Information shown:
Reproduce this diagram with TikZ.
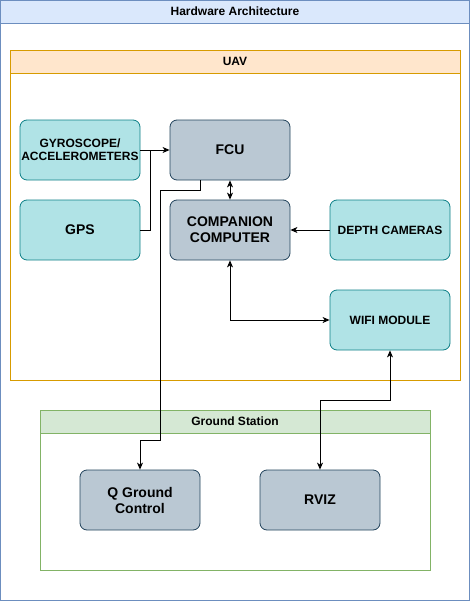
\documentclass[tikz,border=0pt]{standalone}
\usepackage{fontspec}
\setmainfont{Liberation Sans}
\usetikzlibrary{arrows.meta}
\definecolor{blueF}{HTML}{DAE8FC}\definecolor{blueS}{HTML}{6C8EBF}
\definecolor{orF}{HTML}{FFE6CC}\definecolor{orS}{HTML}{D79B00}
\definecolor{grF}{HTML}{D5E8D4}\definecolor{grS}{HTML}{82B366}
\definecolor{tlF}{HTML}{B0E3E6}\definecolor{tlS}{HTML}{0E8088}
\definecolor{gyF}{HTML}{BAC8D3}\definecolor{gyS}{HTML}{23445D}
\begin{document}
\begin{tikzpicture}[x=1pt,y=-1pt,
  tealbox/.style={draw=tlS,fill=tlF,rounded corners=7pt,minimum width=120pt,minimum height=60pt,align=center,font=\bfseries\fontsize{12}{13}\selectfont,inner sep=0pt,line width=0.8pt},
  graybox/.style={draw=gyS,fill=gyF,rounded corners=7pt,minimum width=120pt,minimum height=60pt,align=center,font=\bfseries\fontsize{14}{16}\selectfont,inner sep=0pt,line width=0.8pt},
  tip/.style={Stealth[length=7pt,width=6pt,inset=2pt]},
  conn/.style={line width=0.9pt,-{Stealth[length=7pt,width=6pt,inset=2pt]}},
  biconn/.style={line width=0.9pt,{Stealth[length=7pt,width=6pt,inset=2pt]}-{Stealth[length=7pt,width=6pt,inset=2pt]}},
  hdr/.style={font=\bfseries\fontsize{12}{14}\selectfont}]
\useasboundingbox (0,0) rectangle (474,602);
% outer
\draw[blueS,fill=white,line width=0.8pt] (0.5,0.5) rectangle (469.5,600);
\draw[blueS,fill=blueF,line width=0.8pt] (0.5,0.5) rectangle (469.5,23);
\node[hdr] (title) at (235,11.5) {Hardware Architecture};
% UAV
\draw[orS,fill=white,line width=0.8pt] (10,50) rectangle (460,380);
\draw[orS,fill=orF,line width=0.8pt] (10,50) rectangle (460,73);
\node[hdr] (uav) at (235,61.5) {UAV};
% Ground
\draw[grS,fill=white,line width=0.8pt] (40,410) rectangle (430,570);
\draw[grS,fill=grF,line width=0.8pt] (40,410) rectangle (430,433);
\node[hdr] (gs) at (235,421.5) {Ground Station};
% nodes
\node[tealbox] (gyro) at (80,150) {GYROSCOPE/\\ACCELEROMETERS};
\node[tealbox,font=\bfseries\fontsize{14}{16}\selectfont] (gps) at (80,230) {GPS};
\node[graybox] (fcu) at (230,150) {FCU};
\node[graybox] (comp) at (230,230) {COMPANION\\COMPUTER};
\node[tealbox] (depth) at (390,230) {DEPTH CAMERAS};
\node[tealbox] (wifi) at (390,320) {WIFI MODULE};
\node[graybox] (qgc) at (140,500) {Q Ground\\Control};
\node[graybox] (rviz) at (320,500) {RVIZ};
% connectors
\draw[conn] (gyro.east) -- (fcu.west);
\draw[line width=0.9pt] (gps.east) -- (150,230) -- (150,150);
\draw[biconn] (fcu.south) -- (comp.north);
\draw[conn] ([xshift=-30pt]fcu.south) -- (200,190) -- (160,190) -- (160,440) -- (140,440) -- (qgc.north);
\draw[conn] (depth.west) -- (comp.east);
\draw[biconn] (comp.south) -- (230,320) -- (wifi.west);
\draw[biconn] (wifi.south) -- (390,400) -- (320,400) -- (rviz.north);
\end{tikzpicture}
\end{document}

Written exercise: Leave out all pictures, then copy the remaining material exactly.

Answer to the problem:
Reproduce this diagram with TikZ.
\documentclass[tikz,border=0pt]{standalone}
\usepackage{fontspec}
\setmainfont{Liberation Sans}
\usetikzlibrary{arrows.meta}
\definecolor{blueF}{HTML}{DAE8FC}\definecolor{blueS}{HTML}{6C8EBF}
\definecolor{orF}{HTML}{FFE6CC}\definecolor{orS}{HTML}{D79B00}
\definecolor{grF}{HTML}{D5E8D4}\definecolor{grS}{HTML}{82B366}
\definecolor{tlF}{HTML}{B0E3E6}\definecolor{tlS}{HTML}{0E8088}
\definecolor{gyF}{HTML}{BAC8D3}\definecolor{gyS}{HTML}{23445D}
\begin{document}
\begin{tikzpicture}[x=1pt,y=-1pt,
  tealbox/.style={draw=tlS,fill=tlF,rounded corners=7pt,minimum width=120pt,minimum height=60pt,align=center,font=\bfseries\fontsize{12}{13}\selectfont,inner sep=0pt,line width=0.8pt},
  graybox/.style={draw=gyS,fill=gyF,rounded corners=7pt,minimum width=120pt,minimum height=60pt,align=center,font=\bfseries\fontsize{14}{16}\selectfont,inner sep=0pt,line width=0.8pt},
  tip/.style={Stealth[length=7pt,width=6pt,inset=2pt]},
  conn/.style={line width=0.9pt,-{Stealth[length=7pt,width=6pt,inset=2pt]}},
  biconn/.style={line width=0.9pt,{Stealth[length=7pt,width=6pt,inset=2pt]}-{Stealth[length=7pt,width=6pt,inset=2pt]}},
  hdr/.style={font=\bfseries\fontsize{12}{14}\selectfont}]
\useasboundingbox (0,0) rectangle (474,602);
% outer
\draw[blueS,fill=white,line width=0.8pt] (0.5,0.5) rectangle (469.5,600);
\draw[blueS,fill=blueF,line width=0.8pt] (0.5,0.5) rectangle (469.5,23);
\node[hdr] (title) at (235,11.5) {Hardware Architecture};
% UAV
\draw[orS,fill=white,line width=0.8pt] (10,50) rectangle (460,380);
\draw[orS,fill=orF,line width=0.8pt] (10,50) rectangle (460,73);
\node[hdr] (uav) at (235,61.5) {UAV};
% Ground
\draw[grS,fill=white,line width=0.8pt] (40,410) rectangle (430,570);
\draw[grS,fill=grF,line width=0.8pt] (40,410) rectangle (430,433);
\node[hdr] (gs) at (235,421.5) {Ground Station};
% nodes
\node[tealbox] (gyro) at (80,150) {GYROSCOPE/\\ACCELEROMETERS};
\node[tealbox,font=\bfseries\fontsize{14}{16}\selectfont] (gps) at (80,230) {GPS};
\node[graybox] (fcu) at (230,150) {FCU};
\node[graybox] (comp) at (230,230) {COMPANION\\COMPUTER};
\node[tealbox] (depth) at (390,230) {DEPTH CAMERAS};
\node[tealbox] (wifi) at (390,320) {WIFI MODULE};
\node[graybox] (qgc) at (140,500) {Q Ground\\Control};
\node[graybox] (rviz) at (320,500) {RVIZ};
% connectors
\draw[conn] (gyro.east) -- (fcu.west);
\draw[line width=0.9pt] (gps.east) -- (150,230) -- (150,150);
\draw[biconn] (fcu.south) -- (comp.north);
\draw[conn] ([xshift=-30pt]fcu.south) -- (200,190) -- (160,190) -- (160,440) -- (140,440) -- (qgc.north);
\draw[conn] (depth.west) -- (comp.east);
\draw[biconn] (comp.south) -- (230,320) -- (wifi.west);
\draw[biconn] (wifi.south) -- (390,400) -- (320,400) -- (rviz.north);
\end{tikzpicture}
\end{document}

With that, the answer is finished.